By Mark R. Anderson, CFA

Facing a slowing manufacturing backdrop, escalated trade tensions and growing uncertainties, the Federal Reserve delivered two well-telegraphed interest rate cuts during the third quarter. Bond investors were the direct beneficiaries of a more dovish-leaning Fed as the Bloomberg Barclays Aggregate Index gained 2.27% on the quarter, led by strong performance in the corporate sector. U.S. Treasuries also performed well, as longer duration bonds caught a bid.

We are comfortable with the general health of corporate America and we are not falling into the imminent recession camp. Low interest rates are helping to keep debt payments manageable. Coverage ratios of our largest companies remain above 6x, while there has been deterioration within some of the smaller and mid-cap entities. It has been noted that expansions do not die of old age, rather from rising rates or economic excesses. We do not see any glaring excesses.

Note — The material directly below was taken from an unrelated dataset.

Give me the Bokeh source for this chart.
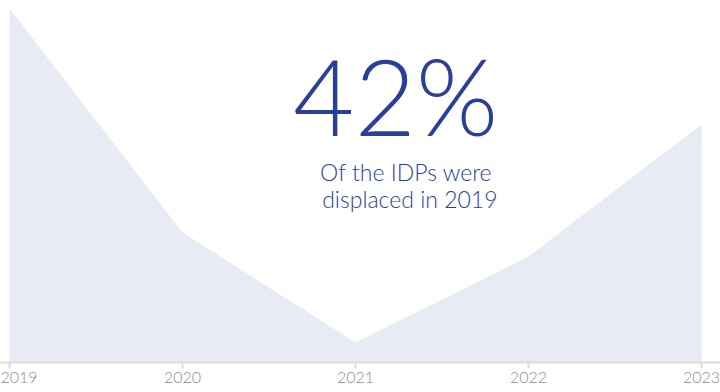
from bokeh.plotting import figure
from bokeh.models import Range1d, Label, FixedTicker
from bokeh.embed import file_html
from bokeh.resources import INLINE

years = [2019, 2020, 2021, 2022, 2023]
values = [354, 130, 20, 106, 238]
tick_labels = ["2019", "2020", "2021", "2022", "2023"]
headline = "42%"
sub_line1 = "Of the IDPs were"
sub_line2 = "displaced in 2019"

AREA = "#e8eaf4"
BLUE = "#2b3f97"
FONT = "Lato Light, Lato"

p = figure(width=720, height=392, frame_width=720, frame_height=362,
           output_backend="svg", toolbar_location=None, min_border=0,
           x_range=Range1d(2018.948, 2023.11), y_range=Range1d(0, 362))
p.outline_line_color = None
p.background_fill_color = "white"
p.border_fill_color = "white"
p.grid.visible = False
p.yaxis.visible = False

p.varea(x=years, y1=[0] * len(years), y2=values, fill_color=AREA)

ax = p.xaxis[0]
ax.ticker = FixedTicker(ticks=years)
ax.major_label_overrides = {y: l for y, l in zip(years, tick_labels)}
ax.axis_line_color = "#dcdcdc"
ax.axis_line_width = 2
ax.major_tick_line_color = "#dcdcdc"
ax.major_tick_line_width = 2
ax.major_tick_out = 6
ax.major_tick_in = 0
ax.minor_tick_line_color = None
ax.major_label_standoff = 3
ax.major_label_text_font = FONT
ax.major_label_text_font_size = "16px"
ax.major_label_text_color = "#8c8c8c"

p.add_layout(Label(x=498, y=268, x_units="screen", y_units="screen", text=headline,
                   text_font=FONT, text_font_size="106px", text_color=BLUE,
                   text_align="right", text_baseline="alphabetic"))
p.add_layout(Label(x=492, y=191, x_units="screen", y_units="screen", text=sub_line1,
                   text_font=FONT, text_font_size="23px", text_color=BLUE,
                   text_align="right", text_baseline="alphabetic"))
p.add_layout(Label(x=497, y=164, x_units="screen", y_units="screen", text=sub_line2,
                   text_font=FONT, text_font_size="23px", text_color=BLUE,
                   text_align="right", text_baseline="alphabetic"))

open("out.html", "w").write(file_html(p, INLINE))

Our call is for Treasury yields to remain range-bound with a slight upward bias as the rates market may have priced in a recession and a worsening trade war. We are slightly underweight duration across most mandates, primarily the 3-5 year area of the curve. Our investment grade portfolio managers are finding value in certain segments of the auto ABS markets, non-agency MBS and non-agency CMBS markets. We will maintain an overweight in Bank and Finance as supply within this sector remains subdued and the fundamentals sound.